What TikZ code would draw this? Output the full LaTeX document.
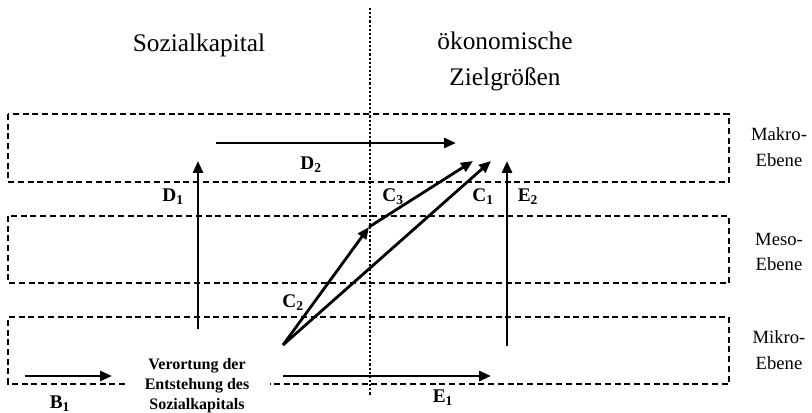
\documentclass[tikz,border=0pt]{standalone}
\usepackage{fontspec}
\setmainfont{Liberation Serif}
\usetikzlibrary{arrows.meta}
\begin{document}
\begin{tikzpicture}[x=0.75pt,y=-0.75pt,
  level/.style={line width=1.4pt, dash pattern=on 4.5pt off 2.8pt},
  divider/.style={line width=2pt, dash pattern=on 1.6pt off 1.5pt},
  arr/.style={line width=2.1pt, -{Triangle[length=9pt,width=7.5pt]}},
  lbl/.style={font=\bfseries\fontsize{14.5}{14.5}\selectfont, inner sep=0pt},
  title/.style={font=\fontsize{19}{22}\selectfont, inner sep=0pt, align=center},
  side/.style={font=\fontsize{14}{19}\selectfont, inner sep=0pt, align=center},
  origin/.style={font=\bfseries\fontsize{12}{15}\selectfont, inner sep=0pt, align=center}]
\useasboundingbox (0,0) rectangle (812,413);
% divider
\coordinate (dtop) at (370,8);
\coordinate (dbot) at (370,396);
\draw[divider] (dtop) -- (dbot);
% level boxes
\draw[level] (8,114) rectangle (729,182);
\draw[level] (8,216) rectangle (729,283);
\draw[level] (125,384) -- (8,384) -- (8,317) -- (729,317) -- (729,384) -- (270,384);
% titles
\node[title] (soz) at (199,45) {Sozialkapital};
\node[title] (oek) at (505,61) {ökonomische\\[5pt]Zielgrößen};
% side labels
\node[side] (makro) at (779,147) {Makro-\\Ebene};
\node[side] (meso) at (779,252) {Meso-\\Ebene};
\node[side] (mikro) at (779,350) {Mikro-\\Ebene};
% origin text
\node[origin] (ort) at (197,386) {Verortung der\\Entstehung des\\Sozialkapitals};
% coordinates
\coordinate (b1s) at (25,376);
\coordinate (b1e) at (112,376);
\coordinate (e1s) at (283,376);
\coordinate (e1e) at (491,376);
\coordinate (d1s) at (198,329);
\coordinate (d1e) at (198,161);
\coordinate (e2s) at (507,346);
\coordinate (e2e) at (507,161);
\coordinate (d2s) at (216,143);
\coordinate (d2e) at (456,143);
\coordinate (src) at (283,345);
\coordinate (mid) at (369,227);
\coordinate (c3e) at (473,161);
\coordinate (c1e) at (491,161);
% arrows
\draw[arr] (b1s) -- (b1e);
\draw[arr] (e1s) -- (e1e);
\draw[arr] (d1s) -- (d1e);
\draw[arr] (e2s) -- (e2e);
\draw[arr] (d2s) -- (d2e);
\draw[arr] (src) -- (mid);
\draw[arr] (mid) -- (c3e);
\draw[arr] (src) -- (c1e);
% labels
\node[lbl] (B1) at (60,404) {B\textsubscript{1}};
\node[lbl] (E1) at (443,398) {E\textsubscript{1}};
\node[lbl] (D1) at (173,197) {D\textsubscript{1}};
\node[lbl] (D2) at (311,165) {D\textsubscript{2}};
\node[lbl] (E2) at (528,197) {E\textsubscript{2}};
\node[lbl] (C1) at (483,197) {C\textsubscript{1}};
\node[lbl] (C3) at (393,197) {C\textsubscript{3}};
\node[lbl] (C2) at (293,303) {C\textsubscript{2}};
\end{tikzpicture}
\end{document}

** STATED GOAL **
Transcribe all of the material exactly, leaving out whatever pictures it contains.

** RESULT OF THIS TASK **
What TikZ code would draw this? Output the full LaTeX document.
\documentclass[tikz,border=0pt]{standalone}
\usepackage{fontspec}
\setmainfont{Liberation Serif}
\usetikzlibrary{arrows.meta}
\begin{document}
\begin{tikzpicture}[x=0.75pt,y=-0.75pt,
  level/.style={line width=1.4pt, dash pattern=on 4.5pt off 2.8pt},
  divider/.style={line width=2pt, dash pattern=on 1.6pt off 1.5pt},
  arr/.style={line width=2.1pt, -{Triangle[length=9pt,width=7.5pt]}},
  lbl/.style={font=\bfseries\fontsize{14.5}{14.5}\selectfont, inner sep=0pt},
  title/.style={font=\fontsize{19}{22}\selectfont, inner sep=0pt, align=center},
  side/.style={font=\fontsize{14}{19}\selectfont, inner sep=0pt, align=center},
  origin/.style={font=\bfseries\fontsize{12}{15}\selectfont, inner sep=0pt, align=center}]
\useasboundingbox (0,0) rectangle (812,413);
% divider
\coordinate (dtop) at (370,8);
\coordinate (dbot) at (370,396);
\draw[divider] (dtop) -- (dbot);
% level boxes
\draw[level] (8,114) rectangle (729,182);
\draw[level] (8,216) rectangle (729,283);
\draw[level] (125,384) -- (8,384) -- (8,317) -- (729,317) -- (729,384) -- (270,384);
% titles
\node[title] (soz) at (199,45) {Sozialkapital};
\node[title] (oek) at (505,61) {ökonomische\\[5pt]Zielgrößen};
% side labels
\node[side] (makro) at (779,147) {Makro-\\Ebene};
\node[side] (meso) at (779,252) {Meso-\\Ebene};
\node[side] (mikro) at (779,350) {Mikro-\\Ebene};
% origin text
\node[origin] (ort) at (197,386) {Verortung der\\Entstehung des\\Sozialkapitals};
% coordinates
\coordinate (b1s) at (25,376);
\coordinate (b1e) at (112,376);
\coordinate (e1s) at (283,376);
\coordinate (e1e) at (491,376);
\coordinate (d1s) at (198,329);
\coordinate (d1e) at (198,161);
\coordinate (e2s) at (507,346);
\coordinate (e2e) at (507,161);
\coordinate (d2s) at (216,143);
\coordinate (d2e) at (456,143);
\coordinate (src) at (283,345);
\coordinate (mid) at (369,227);
\coordinate (c3e) at (473,161);
\coordinate (c1e) at (491,161);
% arrows
\draw[arr] (b1s) -- (b1e);
\draw[arr] (e1s) -- (e1e);
\draw[arr] (d1s) -- (d1e);
\draw[arr] (e2s) -- (e2e);
\draw[arr] (d2s) -- (d2e);
\draw[arr] (src) -- (mid);
\draw[arr] (mid) -- (c3e);
\draw[arr] (src) -- (c1e);
% labels
\node[lbl] (B1) at (60,404) {B\textsubscript{1}};
\node[lbl] (E1) at (443,398) {E\textsubscript{1}};
\node[lbl] (D1) at (173,197) {D\textsubscript{1}};
\node[lbl] (D2) at (311,165) {D\textsubscript{2}};
\node[lbl] (E2) at (528,197) {E\textsubscript{2}};
\node[lbl] (C1) at (483,197) {C\textsubscript{1}};
\node[lbl] (C3) at (393,197) {C\textsubscript{3}};
\node[lbl] (C2) at (293,303) {C\textsubscript{2}};
\end{tikzpicture}
\end{document}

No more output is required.